Begin Available data
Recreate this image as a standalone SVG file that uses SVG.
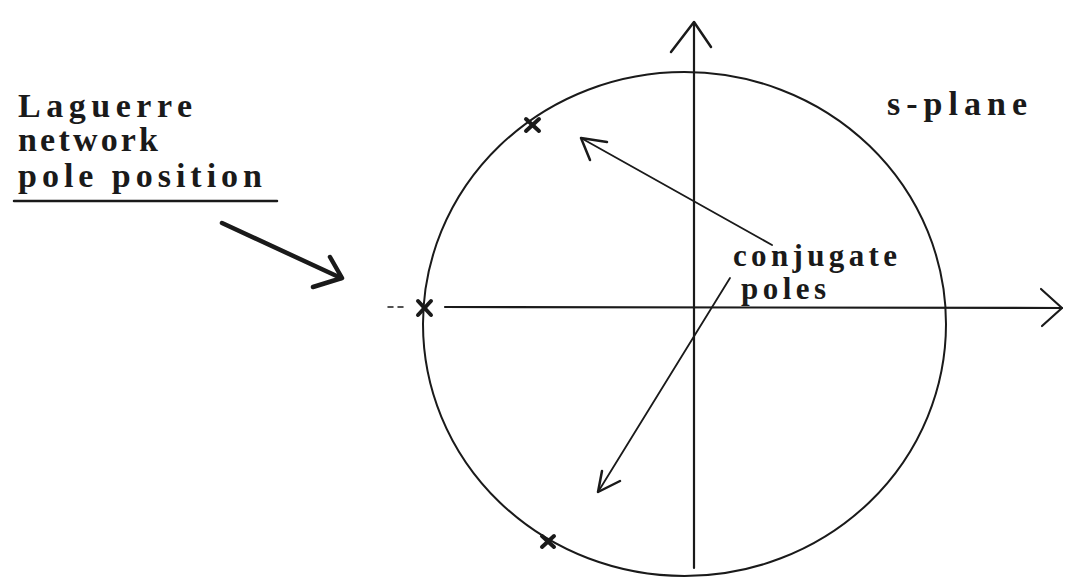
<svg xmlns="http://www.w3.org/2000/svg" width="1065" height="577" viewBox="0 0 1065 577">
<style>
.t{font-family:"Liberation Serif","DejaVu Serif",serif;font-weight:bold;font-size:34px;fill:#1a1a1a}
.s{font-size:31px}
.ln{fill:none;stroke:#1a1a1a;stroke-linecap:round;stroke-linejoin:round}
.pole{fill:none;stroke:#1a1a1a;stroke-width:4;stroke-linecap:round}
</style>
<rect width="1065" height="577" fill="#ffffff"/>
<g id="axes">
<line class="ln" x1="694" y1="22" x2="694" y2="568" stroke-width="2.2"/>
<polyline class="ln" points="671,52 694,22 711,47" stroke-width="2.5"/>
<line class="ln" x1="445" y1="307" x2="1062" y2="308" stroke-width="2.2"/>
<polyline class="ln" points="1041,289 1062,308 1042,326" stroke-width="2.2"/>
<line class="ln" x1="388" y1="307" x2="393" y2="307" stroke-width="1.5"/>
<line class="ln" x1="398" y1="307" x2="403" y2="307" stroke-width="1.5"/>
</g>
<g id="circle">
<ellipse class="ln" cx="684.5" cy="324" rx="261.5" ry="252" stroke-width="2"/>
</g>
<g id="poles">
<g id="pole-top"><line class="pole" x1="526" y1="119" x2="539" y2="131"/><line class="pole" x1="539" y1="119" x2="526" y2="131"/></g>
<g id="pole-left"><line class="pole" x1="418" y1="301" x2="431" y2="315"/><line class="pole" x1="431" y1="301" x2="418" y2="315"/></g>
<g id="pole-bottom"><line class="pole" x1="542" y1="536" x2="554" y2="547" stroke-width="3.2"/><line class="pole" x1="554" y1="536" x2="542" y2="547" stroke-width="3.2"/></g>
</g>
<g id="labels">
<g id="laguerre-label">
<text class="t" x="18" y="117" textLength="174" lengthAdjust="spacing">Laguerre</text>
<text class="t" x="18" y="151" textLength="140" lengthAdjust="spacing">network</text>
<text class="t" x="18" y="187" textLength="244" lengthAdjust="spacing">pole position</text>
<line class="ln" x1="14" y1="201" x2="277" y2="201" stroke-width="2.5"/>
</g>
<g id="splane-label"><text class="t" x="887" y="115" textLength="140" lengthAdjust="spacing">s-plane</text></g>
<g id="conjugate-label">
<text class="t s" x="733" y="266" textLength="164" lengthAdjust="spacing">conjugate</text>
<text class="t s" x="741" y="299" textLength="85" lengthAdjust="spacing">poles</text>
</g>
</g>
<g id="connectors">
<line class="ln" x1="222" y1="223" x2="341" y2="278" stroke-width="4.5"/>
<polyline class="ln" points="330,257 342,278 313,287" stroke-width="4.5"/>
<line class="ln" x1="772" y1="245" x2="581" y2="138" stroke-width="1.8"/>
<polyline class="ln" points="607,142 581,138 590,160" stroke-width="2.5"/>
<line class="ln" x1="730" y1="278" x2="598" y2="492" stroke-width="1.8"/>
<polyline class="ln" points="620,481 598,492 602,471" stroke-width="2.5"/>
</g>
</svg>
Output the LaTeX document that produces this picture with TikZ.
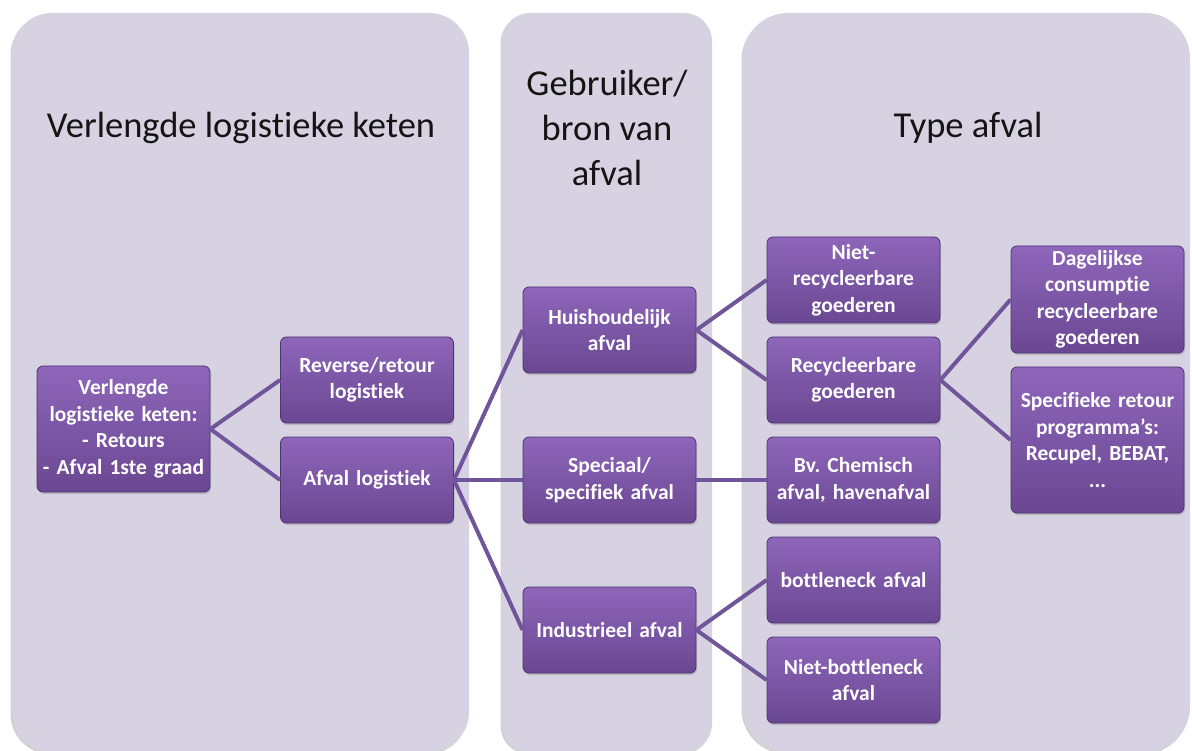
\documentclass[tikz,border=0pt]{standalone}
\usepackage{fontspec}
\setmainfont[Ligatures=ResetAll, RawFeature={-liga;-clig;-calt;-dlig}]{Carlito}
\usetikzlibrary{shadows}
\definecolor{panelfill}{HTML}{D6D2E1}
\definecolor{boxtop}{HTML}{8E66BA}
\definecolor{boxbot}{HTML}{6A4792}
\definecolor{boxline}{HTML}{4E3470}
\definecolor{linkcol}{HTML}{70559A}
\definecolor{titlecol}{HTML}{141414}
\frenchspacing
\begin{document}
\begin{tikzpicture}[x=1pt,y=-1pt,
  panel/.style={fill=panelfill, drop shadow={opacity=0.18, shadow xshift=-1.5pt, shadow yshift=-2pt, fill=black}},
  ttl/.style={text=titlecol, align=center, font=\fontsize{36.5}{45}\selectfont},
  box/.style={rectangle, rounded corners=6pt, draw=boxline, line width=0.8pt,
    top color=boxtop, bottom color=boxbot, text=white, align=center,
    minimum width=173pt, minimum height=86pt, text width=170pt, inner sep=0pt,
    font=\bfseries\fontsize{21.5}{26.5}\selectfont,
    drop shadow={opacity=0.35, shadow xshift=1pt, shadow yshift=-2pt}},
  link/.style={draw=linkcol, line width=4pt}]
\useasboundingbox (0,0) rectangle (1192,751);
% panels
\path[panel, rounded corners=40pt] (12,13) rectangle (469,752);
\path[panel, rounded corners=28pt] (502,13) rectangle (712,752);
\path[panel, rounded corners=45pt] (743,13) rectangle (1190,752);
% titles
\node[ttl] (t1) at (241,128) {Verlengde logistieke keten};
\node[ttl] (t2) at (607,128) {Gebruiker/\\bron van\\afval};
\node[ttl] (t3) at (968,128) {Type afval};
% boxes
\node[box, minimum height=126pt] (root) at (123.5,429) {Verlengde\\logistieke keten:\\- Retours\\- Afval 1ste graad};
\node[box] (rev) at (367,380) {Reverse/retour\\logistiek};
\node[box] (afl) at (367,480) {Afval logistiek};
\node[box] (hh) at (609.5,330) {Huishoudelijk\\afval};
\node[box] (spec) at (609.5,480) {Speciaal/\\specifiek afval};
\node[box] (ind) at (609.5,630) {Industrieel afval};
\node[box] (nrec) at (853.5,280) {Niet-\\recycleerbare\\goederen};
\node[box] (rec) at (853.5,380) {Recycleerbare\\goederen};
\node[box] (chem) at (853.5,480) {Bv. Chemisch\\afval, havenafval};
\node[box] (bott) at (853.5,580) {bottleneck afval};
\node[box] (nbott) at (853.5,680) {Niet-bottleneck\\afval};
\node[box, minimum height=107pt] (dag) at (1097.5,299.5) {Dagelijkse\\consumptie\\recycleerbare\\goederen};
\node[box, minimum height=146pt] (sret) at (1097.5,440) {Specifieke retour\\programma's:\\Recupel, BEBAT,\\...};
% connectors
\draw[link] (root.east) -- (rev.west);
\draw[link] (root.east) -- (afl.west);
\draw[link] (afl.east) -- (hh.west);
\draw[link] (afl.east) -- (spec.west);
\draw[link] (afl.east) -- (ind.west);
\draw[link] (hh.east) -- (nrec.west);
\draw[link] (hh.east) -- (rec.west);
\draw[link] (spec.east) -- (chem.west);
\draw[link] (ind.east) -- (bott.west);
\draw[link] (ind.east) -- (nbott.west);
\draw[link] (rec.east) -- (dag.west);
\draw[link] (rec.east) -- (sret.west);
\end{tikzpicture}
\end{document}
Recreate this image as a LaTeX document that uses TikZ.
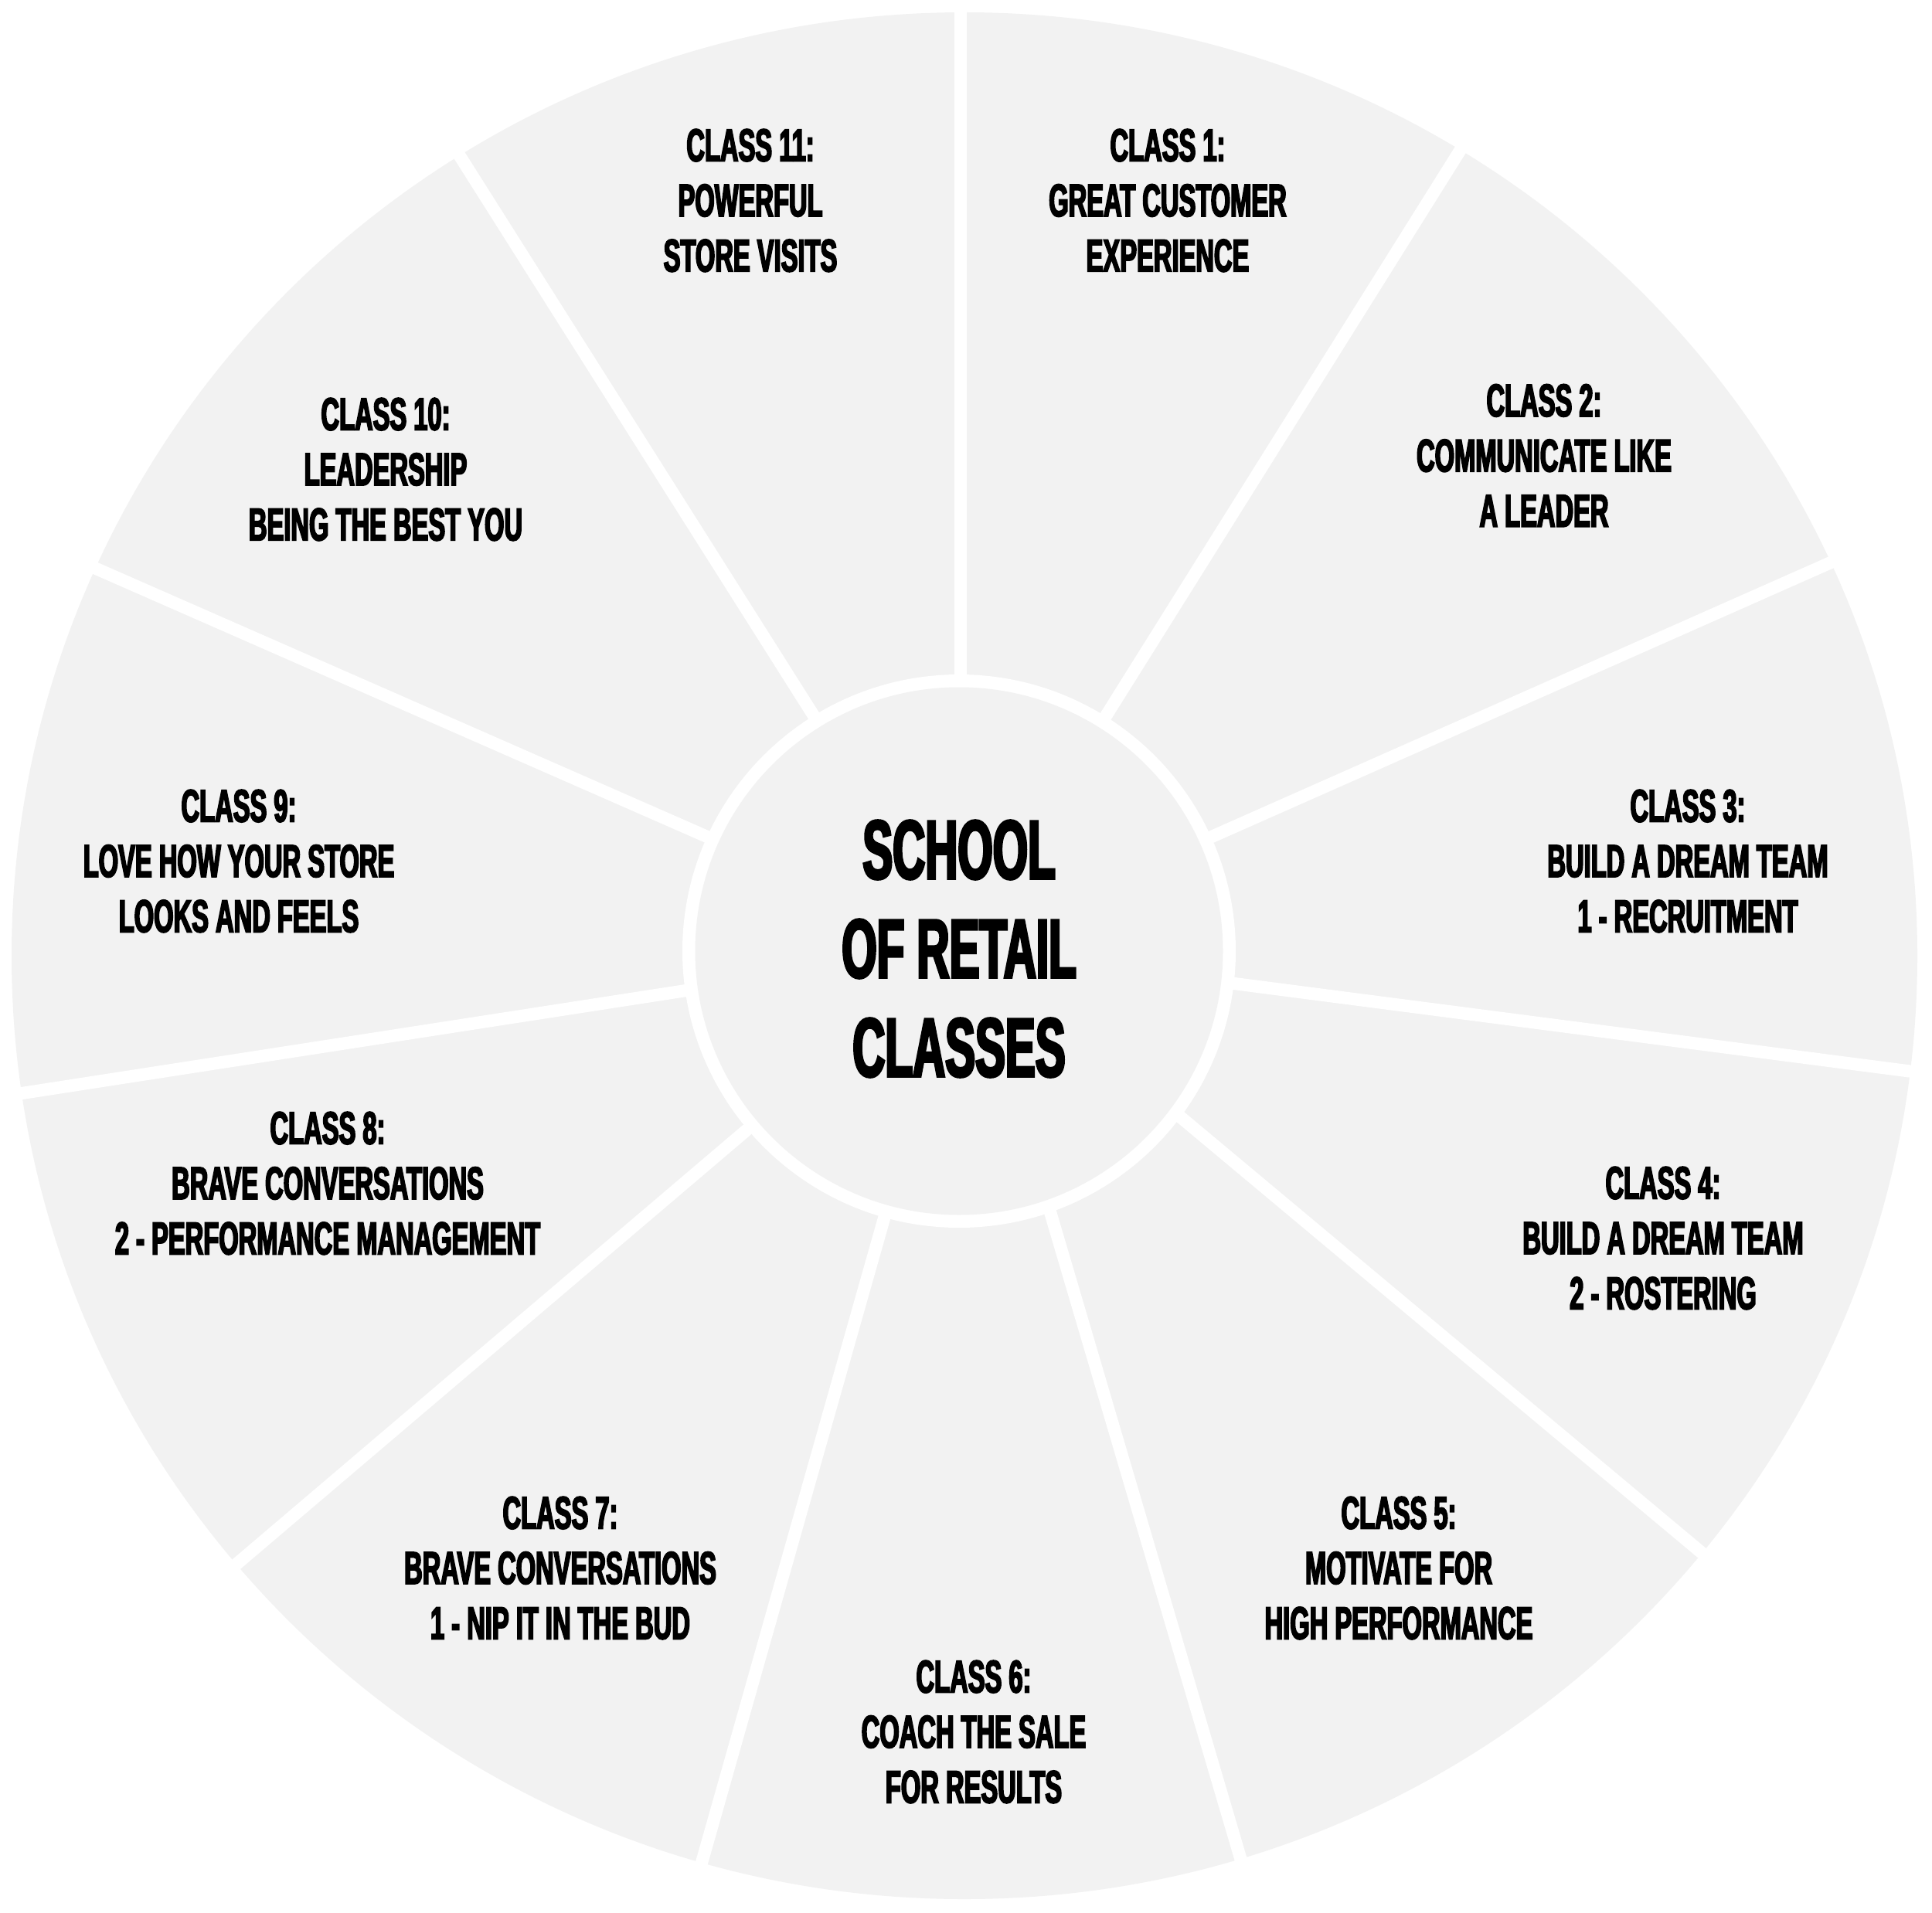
End Available data
**Task prompt**
Repeat the material above word for word, please, apart from its images.

**Answer to the task**
Recreate this image as a standalone SVG file that uses SVG.
<svg xmlns="http://www.w3.org/2000/svg" width="1065" height="577" viewBox="0 0 1065 577">
<style>
.t{font-family:"Liberation Serif","DejaVu Serif",serif;font-weight:bold;font-size:34px;fill:#1a1a1a}
.s{font-size:31px}
.ln{fill:none;stroke:#1a1a1a;stroke-linecap:round;stroke-linejoin:round}
.pole{fill:none;stroke:#1a1a1a;stroke-width:4;stroke-linecap:round}
</style>
<rect width="1065" height="577" fill="#ffffff"/>
<g id="axes">
<line class="ln" x1="694" y1="22" x2="694" y2="568" stroke-width="2.2"/>
<polyline class="ln" points="671,52 694,22 711,47" stroke-width="2.5"/>
<line class="ln" x1="445" y1="307" x2="1062" y2="308" stroke-width="2.2"/>
<polyline class="ln" points="1041,289 1062,308 1042,326" stroke-width="2.2"/>
<line class="ln" x1="388" y1="307" x2="393" y2="307" stroke-width="1.5"/>
<line class="ln" x1="398" y1="307" x2="403" y2="307" stroke-width="1.5"/>
</g>
<g id="circle">
<ellipse class="ln" cx="684.5" cy="324" rx="261.5" ry="252" stroke-width="2"/>
</g>
<g id="poles">
<g id="pole-top"><line class="pole" x1="526" y1="119" x2="539" y2="131"/><line class="pole" x1="539" y1="119" x2="526" y2="131"/></g>
<g id="pole-left"><line class="pole" x1="418" y1="301" x2="431" y2="315"/><line class="pole" x1="431" y1="301" x2="418" y2="315"/></g>
<g id="pole-bottom"><line class="pole" x1="542" y1="536" x2="554" y2="547" stroke-width="3.2"/><line class="pole" x1="554" y1="536" x2="542" y2="547" stroke-width="3.2"/></g>
</g>
<g id="labels">
<g id="laguerre-label">
<text class="t" x="18" y="117" textLength="174" lengthAdjust="spacing">Laguerre</text>
<text class="t" x="18" y="151" textLength="140" lengthAdjust="spacing">network</text>
<text class="t" x="18" y="187" textLength="244" lengthAdjust="spacing">pole position</text>
<line class="ln" x1="14" y1="201" x2="277" y2="201" stroke-width="2.5"/>
</g>
<g id="splane-label"><text class="t" x="887" y="115" textLength="140" lengthAdjust="spacing">s-plane</text></g>
<g id="conjugate-label">
<text class="t s" x="733" y="266" textLength="164" lengthAdjust="spacing">conjugate</text>
<text class="t s" x="741" y="299" textLength="85" lengthAdjust="spacing">poles</text>
</g>
</g>
<g id="connectors">
<line class="ln" x1="222" y1="223" x2="341" y2="278" stroke-width="4.5"/>
<polyline class="ln" points="330,257 342,278 313,287" stroke-width="4.5"/>
<line class="ln" x1="772" y1="245" x2="581" y2="138" stroke-width="1.8"/>
<polyline class="ln" points="607,142 581,138 590,160" stroke-width="2.5"/>
<line class="ln" x1="730" y1="278" x2="598" y2="492" stroke-width="1.8"/>
<polyline class="ln" points="620,481 598,492 602,471" stroke-width="2.5"/>
</g>
</svg>
Output the LaTeX document that produces this picture with TikZ.
\documentclass[tikz,border=0pt]{standalone}
\usepackage{fontspec}
\setmainfont[Ligatures=ResetAll, RawFeature={-liga;-clig;-calt;-dlig}]{Carlito}
\usetikzlibrary{shadows}
\definecolor{panelfill}{HTML}{D6D2E1}
\definecolor{boxtop}{HTML}{8E66BA}
\definecolor{boxbot}{HTML}{6A4792}
\definecolor{boxline}{HTML}{4E3470}
\definecolor{linkcol}{HTML}{70559A}
\definecolor{titlecol}{HTML}{141414}
\frenchspacing
\begin{document}
\begin{tikzpicture}[x=1pt,y=-1pt,
  panel/.style={fill=panelfill, drop shadow={opacity=0.18, shadow xshift=-1.5pt, shadow yshift=-2pt, fill=black}},
  ttl/.style={text=titlecol, align=center, font=\fontsize{36.5}{45}\selectfont},
  box/.style={rectangle, rounded corners=6pt, draw=boxline, line width=0.8pt,
    top color=boxtop, bottom color=boxbot, text=white, align=center,
    minimum width=173pt, minimum height=86pt, text width=170pt, inner sep=0pt,
    font=\bfseries\fontsize{21.5}{26.5}\selectfont,
    drop shadow={opacity=0.35, shadow xshift=1pt, shadow yshift=-2pt}},
  link/.style={draw=linkcol, line width=4pt}]
\useasboundingbox (0,0) rectangle (1192,751);
% panels
\path[panel, rounded corners=40pt] (12,13) rectangle (469,752);
\path[panel, rounded corners=28pt] (502,13) rectangle (712,752);
\path[panel, rounded corners=45pt] (743,13) rectangle (1190,752);
% titles
\node[ttl] (t1) at (241,128) {Verlengde logistieke keten};
\node[ttl] (t2) at (607,128) {Gebruiker/\\bron van\\afval};
\node[ttl] (t3) at (968,128) {Type afval};
% boxes
\node[box, minimum height=126pt] (root) at (123.5,429) {Verlengde\\logistieke keten:\\- Retours\\- Afval 1ste graad};
\node[box] (rev) at (367,380) {Reverse/retour\\logistiek};
\node[box] (afl) at (367,480) {Afval logistiek};
\node[box] (hh) at (609.5,330) {Huishoudelijk\\afval};
\node[box] (spec) at (609.5,480) {Speciaal/\\specifiek afval};
\node[box] (ind) at (609.5,630) {Industrieel afval};
\node[box] (nrec) at (853.5,280) {Niet-\\recycleerbare\\goederen};
\node[box] (rec) at (853.5,380) {Recycleerbare\\goederen};
\node[box] (chem) at (853.5,480) {Bv. Chemisch\\afval, havenafval};
\node[box] (bott) at (853.5,580) {bottleneck afval};
\node[box] (nbott) at (853.5,680) {Niet-bottleneck\\afval};
\node[box, minimum height=107pt] (dag) at (1097.5,299.5) {Dagelijkse\\consumptie\\recycleerbare\\goederen};
\node[box, minimum height=146pt] (sret) at (1097.5,440) {Specifieke retour\\programma's:\\Recupel, BEBAT,\\...};
% connectors
\draw[link] (root.east) -- (rev.west);
\draw[link] (root.east) -- (afl.west);
\draw[link] (afl.east) -- (hh.west);
\draw[link] (afl.east) -- (spec.west);
\draw[link] (afl.east) -- (ind.west);
\draw[link] (hh.east) -- (nrec.west);
\draw[link] (hh.east) -- (rec.west);
\draw[link] (spec.east) -- (chem.west);
\draw[link] (ind.east) -- (bott.west);
\draw[link] (ind.east) -- (nbott.west);
\draw[link] (rec.east) -- (dag.west);
\draw[link] (rec.east) -- (sret.west);
\end{tikzpicture}
\end{document}
Recreate this image as a LaTeX document that uses TikZ.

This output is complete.